Longtime Fox News anchor Gretchen Carlson’s sexual harassment lawsuit against Fox News CEO Roger Ailes makes some shocking allegations. Carlson says Ailes routinely objectified her in public and in private, and that because she refused his sexual advances, Ailes systematically sabotaged her career before finally firing her.
Ailes wasn’t the only one Carlson named in her lawsuit, though. She also alleged that her former Fox & Friends co-host Steve Doocy “engaged in a pattern of severe and pervasive sexual harassment” against her, and that Ailes retaliated against her when she complained about it.
Ailes denies all of this, and says Carlson is just trying to get back at him for firing her due to poor ratings.
But whether or not Carlson’s allegations can be substantiated, this supercut from Bloomberg Politics shows that even on the air, Carlson put up with a lot of sexualized and sexist banter on Fox & Friends.
The video is painful to watch. Over and over again, Carlson’s colleagues or guests remark on how “beautiful” she is. Carlson offers half-smiles or breezy replies like, “Well, you look fabulous too!” in response, but she often looks tense or irritated while doing so.

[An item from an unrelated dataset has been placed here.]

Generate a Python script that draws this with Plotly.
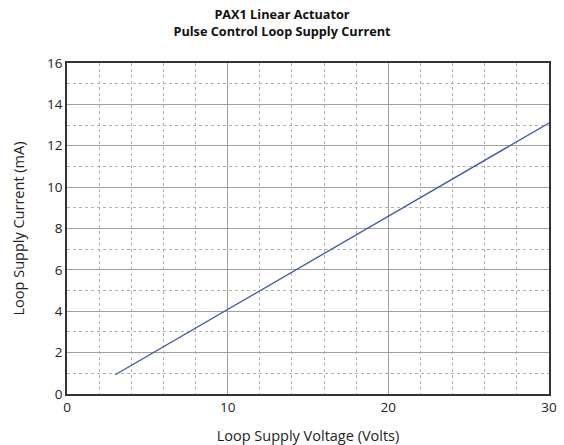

And it gets worse than “compliments” on her looks. There’s a suggestive joke about whether viewers are really “concerned” that Carlson will wear a skirt while riding a mechanical bull, or if it’s something else.
“Bra stories, defer to the babe,” says co-host Brian Kilmeade at one point.
Kilmeade comes out looking the worst in this particular video, and Carlson occasionally calls him out — usually with a smile or a joke, but it’s hard to tell just how much she’s really joking.
“HR is on the phone because you called me a skirt,” she tells Kilmeade in one segment, who responds with a laugh, “I’ve gotta read that manual again.”
“Now you know what I go through!” Carlson tells guest Laura Ingraham, who had just been asked by Kilmeade whether she prefers a male or female masseuse.
When Kilmeade makes a crack about how one guest was “the only sexist person who came on here who made you laugh,” Carlson shoots back, "Other than sitting next to you every day.”
Some might see Carlson’s lighthearted responses as evidence that her treatment wasn’t a big deal, or that she was in on the joke. But women often feel that they have no choice but to respond politely in the face of sexual harassment, for fear of making it worse.
If Carlson had responded to all of this on-air sexism with full-throated outrage, she would probably have been dismissed as oversensitive at best, and faced professional repercussions at worst. And if the allegations in Carlson’s lawsuit are true, the worst is exactly what happened when she did speak out.